The chairman said despite the shortage of Jet A-1, the marketers have been increasing the price consistently to an unbearable point.
“Till April this year, I bought Jet A1 Fuel for N105 a litre. About a month ago, the price jumped to N145. Two weeks later it rose to about N200 per litre. Today, the price has skyrocketed above N200 a litre. This has greatly increased our operational cost.
“For instance, considering that the cost of fuel accounts for about 40 per cent of the operational cost of most airlines, the colossal rise in the price of the product by over 100 per cent has equally increased the operational cost astronomically. In the light of this, our feasibility studies and financial projections are greatly threatened, thereby putting the airlines in a dangerous and difficult financial position,” Meggison lamented.
While some of the airlines blame the marketers for the scarcity, the marketers say the scarcity of foreign exchange should be held responsible.
Executive Secretary of the Major Oil Marketers Association of Nigeria (MOMAN), Obafemi Olawole, attributed the shortage of aviation fuel to difficulty in sourcing dollars, stressing that the foreign currency is often not available to importers on fairly affordable interbank market rate.
Olawole said that his members were doing their best to make the product available in the country, but for inadequate support from the key government agencies.

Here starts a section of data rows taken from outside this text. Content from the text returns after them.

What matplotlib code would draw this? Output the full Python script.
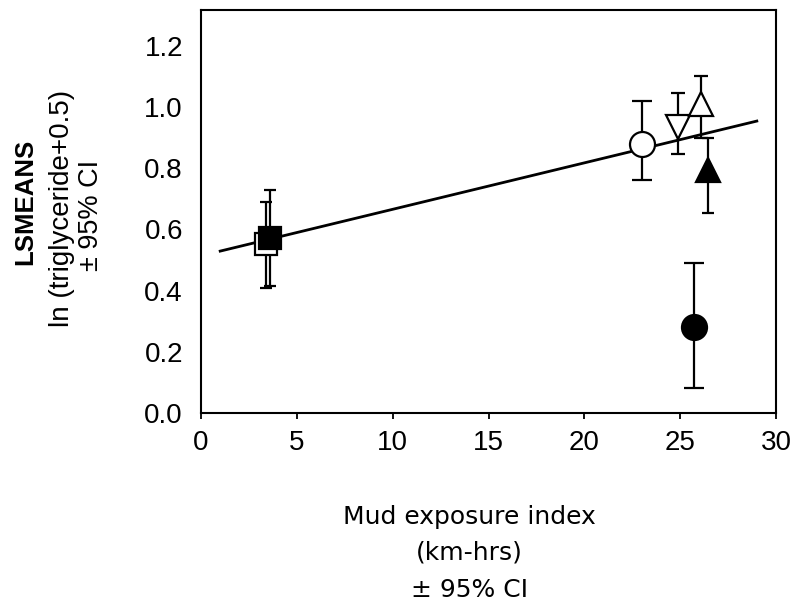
import matplotlib
matplotlib.use("Agg")
import matplotlib.pyplot as plt

# mud exposure index (x), LSMEANS (y) and 95% CI bounds
labels = ["open square", "filled square", "open circle", "open down-tri",
          "open up-tri", "filled up-tri", "filled circle"]
x_vals = [3.4, 3.6, 23.0, 24.9, 26.1, 26.45, 25.7]
y_vals = [0.553, 0.572, 0.88, 0.934, 1.011, 0.795, 0.28]
ci_lo = [0.41, 0.415, 0.76, 0.846, 0.90, 0.653, 0.08]
ci_hi = [0.69, 0.73, 1.02, 1.045, 1.102, 0.90, 0.49]

# regression line endpoints
fit_x = [1, 29]
fit_y = [0.529, 0.954]

xticks = [0, 5, 10, 15, 20, 25, 30]
yticks = [0.0, 0.2, 0.4, 0.6, 0.8, 1.0, 1.2]

styles = [
    dict(marker="s", ms=16, mfc="white"),
    dict(marker="s", ms=16, mfc="black"),
    dict(marker="o", ms=18, mfc="white"),
    dict(marker="v", ms=17, mfc="white"),
    dict(marker="^", ms=17, mfc="white"),
    dict(marker="^", ms=17, mfc="black"),
    dict(marker="o", ms=18, mfc="black"),
]
caps = [4.5, 4.5, 7, 5, 5, 4.5, 7.5]

fig = plt.figure(figsize=(7.99, 6.13), dpi=100)
ax = fig.add_axes([0.2516, 0.3263, 0.7196, 0.6574])

ax.plot(fit_x, fit_y, color="black", lw=2.0, zorder=2)

for i in range(len(x_vals)):
    err = [[y_vals[i] - ci_lo[i]], [ci_hi[i] - y_vals[i]]]
    ax.errorbar([x_vals[i]], [y_vals[i]], yerr=err, fmt="none",
                ecolor="black", elinewidth=1.6, capsize=caps[i],
                capthick=1.6, zorder=3)
    ax.plot([x_vals[i]], [y_vals[i]], linestyle="none", mec="black",
            mew=1.6, zorder=4, **styles[i])

ax.set_xlim(0, 30)
ax.set_ylim(0, 1.317)
ax.set_xticks(xticks)
ax.set_yticks(yticks)
ax.set_xticklabels([str(t) for t in xticks])
ax.set_yticklabels(["%.1f" % t for t in yticks])

for s in ax.spines.values():
    s.set_linewidth(1.5)

ax.tick_params(axis="x", direction="out", length=4, width=1.3, pad=8,
               labelsize=20)
ax.tick_params(axis="y", direction="out", length=0, pad=13, labelsize=20)
for t in ax.get_xticklabels() + ax.get_yticklabels():
    t.set_fontfamily("Liberation Sans")

# y axis title (three lines)
fig.text(0.032, 0.671, "LSMEANS", rotation=90, ha="center", va="center",
         fontsize=18.5, fontweight="bold", fontfamily="Liberation Sans")
fig.text(0.078, 0.660, "ln (triglyceride+0.5)", rotation=90, ha="center",
         va="center", fontsize=20, fontfamily="Liberation Sans")
fig.text(0.114, 0.648, "\u00b1 95% CI", rotation=90, ha="center",
         va="center", fontsize=19.5, fontfamily="Liberation Sans")

# x axis title (three lines)
fig.text(0.588, 0.157, "Mud exposure index", ha="center", va="center",
         fontsize=18, fontfamily="DejaVu Sans")
fig.text(0.588, 0.098, "(km-hrs)", ha="center", va="center",
         fontsize=18, fontfamily="DejaVu Sans")
fig.text(0.588, 0.038, "\u00b1 95% CI", ha="center", va="center",
         fontsize=18, fontfamily="DejaVu Sans")

fig.savefig("out.png", dpi=100)
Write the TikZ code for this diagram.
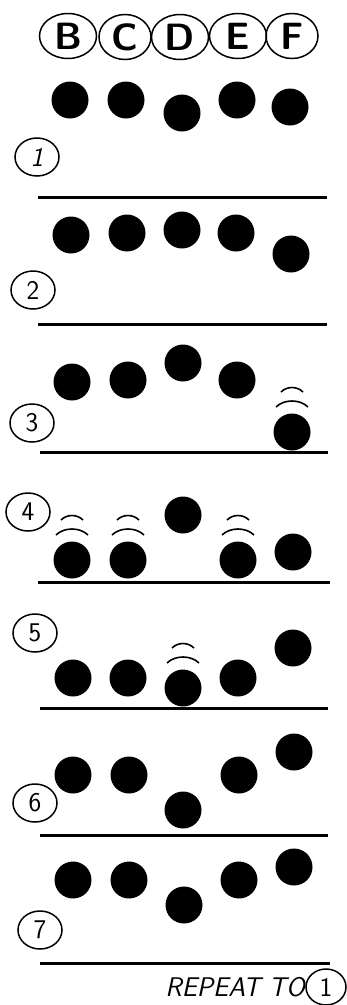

General Manager and Chief Operating Officer at CITA Aviation Fueling Company Limited, Olasimbo Betiku, added that besides the forex scarcity, the sector is facing the consequence of years of negligence of basic infrastructural development and getting the refineries functional.
He, however, expressed optimism that with current efforts of stakeholders and plans to revive Kaduna and Port-Harcourt refineries to refine Jet-A1, the sector may soon be out of the woods.